— Exercise —
Without including any images, repeat the data exactly.

— Dataset extract —
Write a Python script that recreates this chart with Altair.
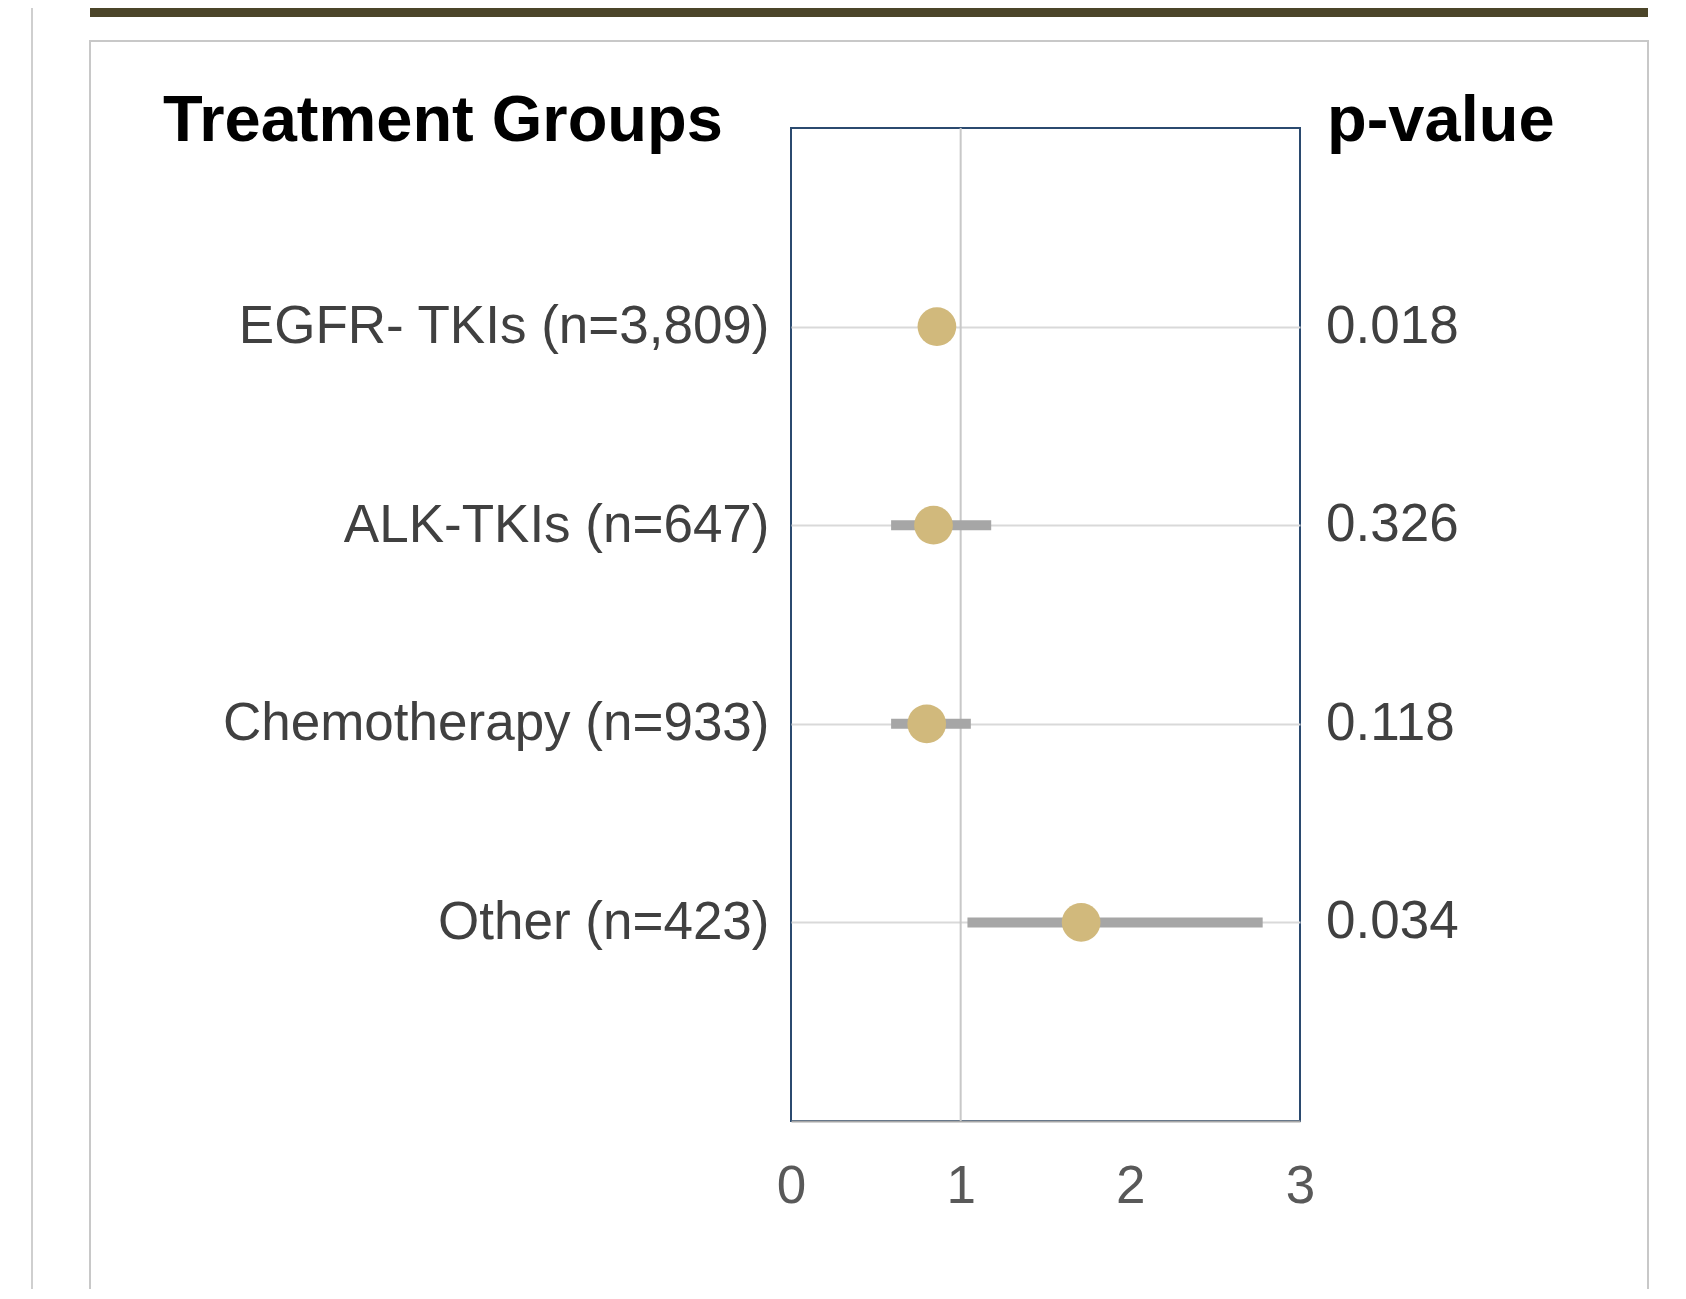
import altair as alt
import pandas as pd

groups = ["EGFR- TKIs (n=3,809)", "ALK-TKIs (n=647)", "Chemotherapy (n=933)", "Other (n=423)"]
hr = [0.86, 0.84, 0.80, 1.71]
ci_low = [0.78, 0.59, 0.59, 1.04]
ci_high = [0.95, 1.18, 1.06, 2.78]
p_values = ["0.018", "0.326", "0.118", "0.034"]
x_ticks = [0, 1, 2, 3]
ref_value = [1]

df = pd.DataFrame({"group": groups, "hr": hr, "lo": ci_low, "hi": ci_high, "p": p_values})

W, H = 509, 993
FONT = "Liberation Sans"

y_enc = alt.Y(
    "group:N", sort=groups,
    scale=alt.Scale(type="point", padding=1),
    axis=alt.Axis(title=None, labelFontSize=53, labelColor="#404040", labelFont=FONT,
                  labelPadding=22, ticks=False, domain=False, grid=True,
                  gridColor="#D9D9D9", gridWidth=2, labelLimit=0),
)
x_axis = alt.Axis(values=x_ticks, title=None, format="d", labelFontSize=53, labelColor="#595959",
                  labelFont=FONT, labelPadding=39, labelFlush=False, ticks=False, grid=False,
                  domainColor="#A6A6A6", domainWidth=2)
x_scale = alt.Scale(domain=[0, 3], nice=False)

one = alt.Data(values=[{"k": 0}])

top_bar = alt.Chart(one).mark_rect(color="#4B4529").encode(
    x=alt.value(-701), x2=alt.value(857), y=alt.value(-130), y2=alt.value(-111)
)
left_line = alt.Chart(one).mark_rule(color="#CFCFCF", strokeWidth=2).encode(
    x=alt.value(-759), y=alt.value(-130), y2=alt.value(1300)
)
panel = alt.Chart(one).mark_rect(fillOpacity=0, stroke="#C8C8C8", strokeWidth=2).encode(
    x=alt.value(-701), x2=alt.value(857), y=alt.value(-87), y2=alt.value(1300)
)

ref_line = alt.Chart(pd.DataFrame({"ref": ref_value})).mark_rule(color="#C8C8C8", strokeWidth=2).encode(
    x=alt.X("ref:Q", scale=x_scale, axis=x_axis)
)

base = alt.Chart(df)
bars = base.mark_rule(color="#A6A6A6", strokeWidth=10, strokeCap="butt").encode(
    x=alt.X("lo:Q", scale=x_scale, axis=x_axis), x2="hi:Q", y=y_enc
)
points = base.mark_circle(size=1500, color="#D1B97C", opacity=1).encode(
    x=alt.X("hr:Q", scale=x_scale, axis=x_axis), y=y_enc
)
ptext = base.mark_text(align="left", baseline="middle", fontSize=53, font=FONT, color="#404040").encode(
    x=alt.value(W + 26), y=y_enc, text="p:N"
)

h1 = alt.Chart(one).mark_text(text="Treatment Groups", align="center", baseline="alphabetic",
                              fontSize=65, fontWeight="bold", font=FONT, color="#000000").encode(
    x=alt.value(-348), y=alt.value(13)
)
h2 = alt.Chart(one).mark_text(text="p-value", align="left", baseline="alphabetic",
                              fontSize=65, fontWeight="bold", font=FONT, color="#000000").encode(
    x=alt.value(536), y=alt.value(13)
)

chart = alt.layer(panel, left_line, top_bar, ref_line, bars, points, ptext, h1, h2).properties(
    width=W, height=H,
    autosize=alt.AutoSizeParams(type="none"),
    padding={"left": 783, "top": 120, "right": 376, "bottom": 168},
    background="white",
).configure_view(stroke="#2B4A6F", strokeWidth=2)

chart.save("out.html", embed_options={"renderer": "svg", "actions": False})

— Task solution —
Write a Python script that recreates this chart with Altair.
import altair as alt
import pandas as pd

groups = ["EGFR- TKIs (n=3,809)", "ALK-TKIs (n=647)", "Chemotherapy (n=933)", "Other (n=423)"]
hr = [0.86, 0.84, 0.80, 1.71]
ci_low = [0.78, 0.59, 0.59, 1.04]
ci_high = [0.95, 1.18, 1.06, 2.78]
p_values = ["0.018", "0.326", "0.118", "0.034"]
x_ticks = [0, 1, 2, 3]
ref_value = [1]

df = pd.DataFrame({"group": groups, "hr": hr, "lo": ci_low, "hi": ci_high, "p": p_values})

W, H = 509, 993
FONT = "Liberation Sans"

y_enc = alt.Y(
    "group:N", sort=groups,
    scale=alt.Scale(type="point", padding=1),
    axis=alt.Axis(title=None, labelFontSize=53, labelColor="#404040", labelFont=FONT,
                  labelPadding=22, ticks=False, domain=False, grid=True,
                  gridColor="#D9D9D9", gridWidth=2, labelLimit=0),
)
x_axis = alt.Axis(values=x_ticks, title=None, format="d", labelFontSize=53, labelColor="#595959",
                  labelFont=FONT, labelPadding=39, labelFlush=False, ticks=False, grid=False,
                  domainColor="#A6A6A6", domainWidth=2)
x_scale = alt.Scale(domain=[0, 3], nice=False)

one = alt.Data(values=[{"k": 0}])

top_bar = alt.Chart(one).mark_rect(color="#4B4529").encode(
    x=alt.value(-701), x2=alt.value(857), y=alt.value(-130), y2=alt.value(-111)
)
left_line = alt.Chart(one).mark_rule(color="#CFCFCF", strokeWidth=2).encode(
    x=alt.value(-759), y=alt.value(-130), y2=alt.value(1300)
)
panel = alt.Chart(one).mark_rect(fillOpacity=0, stroke="#C8C8C8", strokeWidth=2).encode(
    x=alt.value(-701), x2=alt.value(857), y=alt.value(-87), y2=alt.value(1300)
)

ref_line = alt.Chart(pd.DataFrame({"ref": ref_value})).mark_rule(color="#C8C8C8", strokeWidth=2).encode(
    x=alt.X("ref:Q", scale=x_scale, axis=x_axis)
)

base = alt.Chart(df)
bars = base.mark_rule(color="#A6A6A6", strokeWidth=10, strokeCap="butt").encode(
    x=alt.X("lo:Q", scale=x_scale, axis=x_axis), x2="hi:Q", y=y_enc
)
points = base.mark_circle(size=1500, color="#D1B97C", opacity=1).encode(
    x=alt.X("hr:Q", scale=x_scale, axis=x_axis), y=y_enc
)
ptext = base.mark_text(align="left", baseline="middle", fontSize=53, font=FONT, color="#404040").encode(
    x=alt.value(W + 26), y=y_enc, text="p:N"
)

h1 = alt.Chart(one).mark_text(text="Treatment Groups", align="center", baseline="alphabetic",
                              fontSize=65, fontWeight="bold", font=FONT, color="#000000").encode(
    x=alt.value(-348), y=alt.value(13)
)
h2 = alt.Chart(one).mark_text(text="p-value", align="left", baseline="alphabetic",
                              fontSize=65, fontWeight="bold", font=FONT, color="#000000").encode(
    x=alt.value(536), y=alt.value(13)
)

chart = alt.layer(panel, left_line, top_bar, ref_line, bars, points, ptext, h1, h2).properties(
    width=W, height=H,
    autosize=alt.AutoSizeParams(type="none"),
    padding={"left": 783, "top": 120, "right": 376, "bottom": 168},
    background="white",
).configure_view(stroke="#2B4A6F", strokeWidth=2)

chart.save("out.html", embed_options={"renderer": "svg", "actions": False})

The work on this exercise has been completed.